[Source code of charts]
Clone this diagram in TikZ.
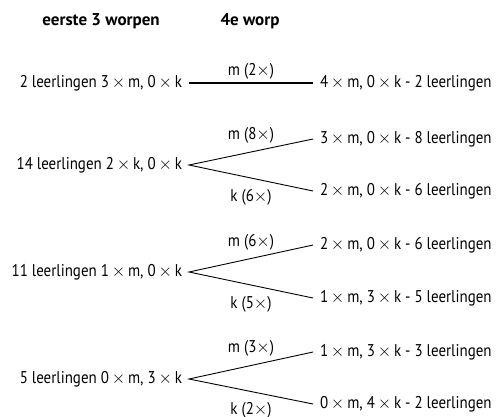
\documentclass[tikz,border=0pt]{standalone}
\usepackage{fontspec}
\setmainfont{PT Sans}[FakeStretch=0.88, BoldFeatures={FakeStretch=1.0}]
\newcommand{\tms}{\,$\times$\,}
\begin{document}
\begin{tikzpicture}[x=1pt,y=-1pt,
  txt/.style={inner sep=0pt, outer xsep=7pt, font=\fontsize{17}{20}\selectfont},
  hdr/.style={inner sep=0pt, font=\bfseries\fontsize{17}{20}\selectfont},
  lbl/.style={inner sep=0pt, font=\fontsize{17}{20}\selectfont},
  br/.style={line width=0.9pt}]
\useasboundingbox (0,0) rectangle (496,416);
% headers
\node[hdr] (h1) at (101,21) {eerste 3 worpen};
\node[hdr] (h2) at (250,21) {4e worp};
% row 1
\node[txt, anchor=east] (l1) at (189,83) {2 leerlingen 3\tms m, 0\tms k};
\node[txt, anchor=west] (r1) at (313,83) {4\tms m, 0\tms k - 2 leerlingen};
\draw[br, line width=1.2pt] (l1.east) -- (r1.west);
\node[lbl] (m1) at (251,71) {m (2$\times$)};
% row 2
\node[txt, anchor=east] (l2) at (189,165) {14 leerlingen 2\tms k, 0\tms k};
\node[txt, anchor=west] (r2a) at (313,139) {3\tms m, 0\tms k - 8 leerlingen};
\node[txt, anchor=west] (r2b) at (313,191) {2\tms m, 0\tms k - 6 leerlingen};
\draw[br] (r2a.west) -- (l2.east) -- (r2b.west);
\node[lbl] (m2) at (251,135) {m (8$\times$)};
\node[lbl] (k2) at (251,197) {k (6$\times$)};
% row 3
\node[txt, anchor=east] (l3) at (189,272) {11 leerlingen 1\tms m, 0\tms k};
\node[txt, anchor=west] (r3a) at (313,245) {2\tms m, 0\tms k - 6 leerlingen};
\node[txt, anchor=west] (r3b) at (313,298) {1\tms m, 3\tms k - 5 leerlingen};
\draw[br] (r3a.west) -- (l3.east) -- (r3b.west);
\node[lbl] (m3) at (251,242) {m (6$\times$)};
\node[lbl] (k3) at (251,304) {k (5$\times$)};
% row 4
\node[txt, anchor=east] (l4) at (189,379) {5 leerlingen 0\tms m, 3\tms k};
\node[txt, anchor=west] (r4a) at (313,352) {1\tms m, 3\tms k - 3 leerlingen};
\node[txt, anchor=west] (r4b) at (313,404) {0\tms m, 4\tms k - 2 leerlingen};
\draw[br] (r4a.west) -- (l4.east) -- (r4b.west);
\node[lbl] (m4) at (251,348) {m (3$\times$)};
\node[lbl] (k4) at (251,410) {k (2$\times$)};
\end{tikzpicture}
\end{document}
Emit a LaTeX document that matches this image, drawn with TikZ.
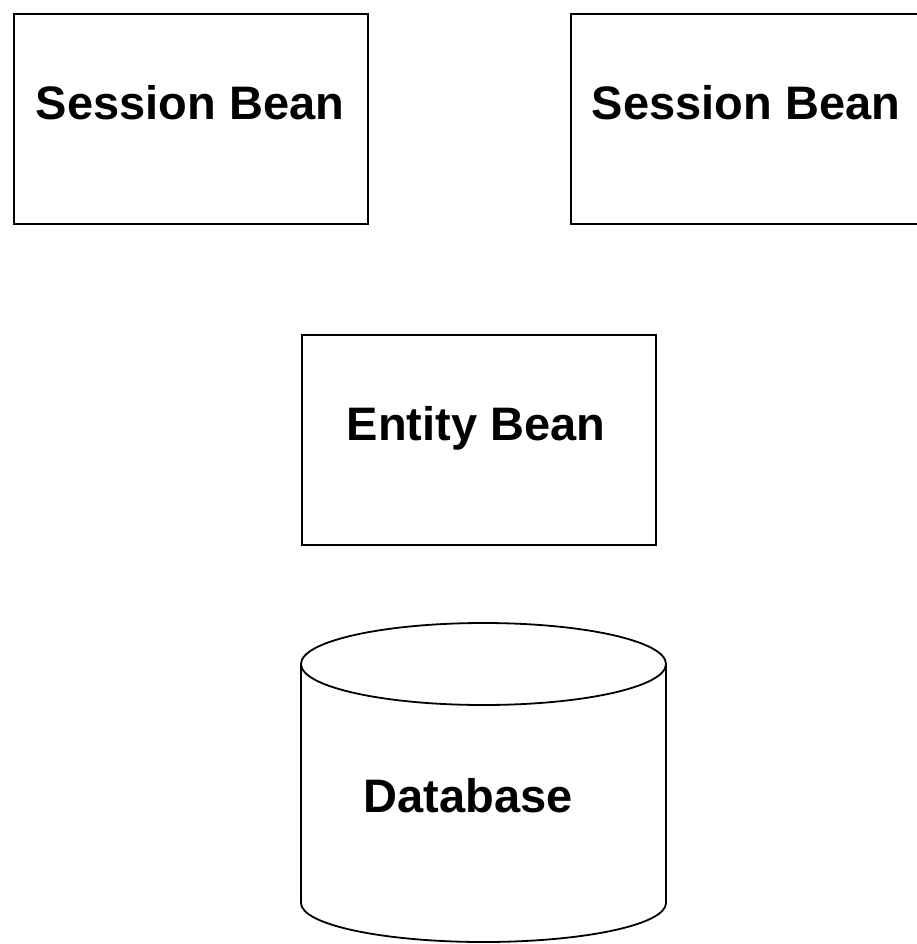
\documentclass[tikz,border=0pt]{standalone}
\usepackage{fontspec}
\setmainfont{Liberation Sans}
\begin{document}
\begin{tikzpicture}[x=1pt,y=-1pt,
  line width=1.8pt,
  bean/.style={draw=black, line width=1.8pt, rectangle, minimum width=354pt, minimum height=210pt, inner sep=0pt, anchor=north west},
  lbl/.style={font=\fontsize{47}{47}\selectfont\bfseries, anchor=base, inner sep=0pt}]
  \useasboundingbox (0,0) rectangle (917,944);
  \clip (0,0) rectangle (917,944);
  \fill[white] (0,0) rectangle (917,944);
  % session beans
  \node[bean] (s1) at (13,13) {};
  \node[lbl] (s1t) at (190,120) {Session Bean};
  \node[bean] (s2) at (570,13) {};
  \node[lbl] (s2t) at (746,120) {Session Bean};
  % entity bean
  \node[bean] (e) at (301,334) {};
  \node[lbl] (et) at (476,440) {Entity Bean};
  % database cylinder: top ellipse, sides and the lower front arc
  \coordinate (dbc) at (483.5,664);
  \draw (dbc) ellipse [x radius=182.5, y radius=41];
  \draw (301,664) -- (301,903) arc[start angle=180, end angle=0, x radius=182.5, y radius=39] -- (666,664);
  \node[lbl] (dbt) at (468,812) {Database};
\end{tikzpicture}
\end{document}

WRITTEN TASK: Please set down each line of the data above exactly as written, without the pictures.

FULL SOLUTION:
Clone this diagram in TikZ.
\documentclass[tikz,border=0pt]{standalone}
\usepackage{fontspec}
\setmainfont{PT Sans}[FakeStretch=0.88, BoldFeatures={FakeStretch=1.0}]
\newcommand{\tms}{\,$\times$\,}
\begin{document}
\begin{tikzpicture}[x=1pt,y=-1pt,
  txt/.style={inner sep=0pt, outer xsep=7pt, font=\fontsize{17}{20}\selectfont},
  hdr/.style={inner sep=0pt, font=\bfseries\fontsize{17}{20}\selectfont},
  lbl/.style={inner sep=0pt, font=\fontsize{17}{20}\selectfont},
  br/.style={line width=0.9pt}]
\useasboundingbox (0,0) rectangle (496,416);
% headers
\node[hdr] (h1) at (101,21) {eerste 3 worpen};
\node[hdr] (h2) at (250,21) {4e worp};
% row 1
\node[txt, anchor=east] (l1) at (189,83) {2 leerlingen 3\tms m, 0\tms k};
\node[txt, anchor=west] (r1) at (313,83) {4\tms m, 0\tms k - 2 leerlingen};
\draw[br, line width=1.2pt] (l1.east) -- (r1.west);
\node[lbl] (m1) at (251,71) {m (2$\times$)};
% row 2
\node[txt, anchor=east] (l2) at (189,165) {14 leerlingen 2\tms k, 0\tms k};
\node[txt, anchor=west] (r2a) at (313,139) {3\tms m, 0\tms k - 8 leerlingen};
\node[txt, anchor=west] (r2b) at (313,191) {2\tms m, 0\tms k - 6 leerlingen};
\draw[br] (r2a.west) -- (l2.east) -- (r2b.west);
\node[lbl] (m2) at (251,135) {m (8$\times$)};
\node[lbl] (k2) at (251,197) {k (6$\times$)};
% row 3
\node[txt, anchor=east] (l3) at (189,272) {11 leerlingen 1\tms m, 0\tms k};
\node[txt, anchor=west] (r3a) at (313,245) {2\tms m, 0\tms k - 6 leerlingen};
\node[txt, anchor=west] (r3b) at (313,298) {1\tms m, 3\tms k - 5 leerlingen};
\draw[br] (r3a.west) -- (l3.east) -- (r3b.west);
\node[lbl] (m3) at (251,242) {m (6$\times$)};
\node[lbl] (k3) at (251,304) {k (5$\times$)};
% row 4
\node[txt, anchor=east] (l4) at (189,379) {5 leerlingen 0\tms m, 3\tms k};
\node[txt, anchor=west] (r4a) at (313,352) {1\tms m, 3\tms k - 3 leerlingen};
\node[txt, anchor=west] (r4b) at (313,404) {0\tms m, 4\tms k - 2 leerlingen};
\draw[br] (r4a.west) -- (l4.east) -- (r4b.west);
\node[lbl] (m4) at (251,348) {m (3$\times$)};
\node[lbl] (k4) at (251,410) {k (2$\times$)};
\end{tikzpicture}
\end{document}
Emit a LaTeX document that matches this image, drawn with TikZ.
\documentclass[tikz,border=0pt]{standalone}
\usepackage{fontspec}
\setmainfont{Liberation Sans}
\begin{document}
\begin{tikzpicture}[x=1pt,y=-1pt,
  line width=1.8pt,
  bean/.style={draw=black, line width=1.8pt, rectangle, minimum width=354pt, minimum height=210pt, inner sep=0pt, anchor=north west},
  lbl/.style={font=\fontsize{47}{47}\selectfont\bfseries, anchor=base, inner sep=0pt}]
  \useasboundingbox (0,0) rectangle (917,944);
  \clip (0,0) rectangle (917,944);
  \fill[white] (0,0) rectangle (917,944);
  % session beans
  \node[bean] (s1) at (13,13) {};
  \node[lbl] (s1t) at (190,120) {Session Bean};
  \node[bean] (s2) at (570,13) {};
  \node[lbl] (s2t) at (746,120) {Session Bean};
  % entity bean
  \node[bean] (e) at (301,334) {};
  \node[lbl] (et) at (476,440) {Entity Bean};
  % database cylinder: top ellipse, sides and the lower front arc
  \coordinate (dbc) at (483.5,664);
  \draw (dbc) ellipse [x radius=182.5, y radius=41];
  \draw (301,664) -- (301,903) arc[start angle=180, end angle=0, x radius=182.5, y radius=39] -- (666,664);
  \node[lbl] (dbt) at (468,812) {Database};
\end{tikzpicture}
\end{document}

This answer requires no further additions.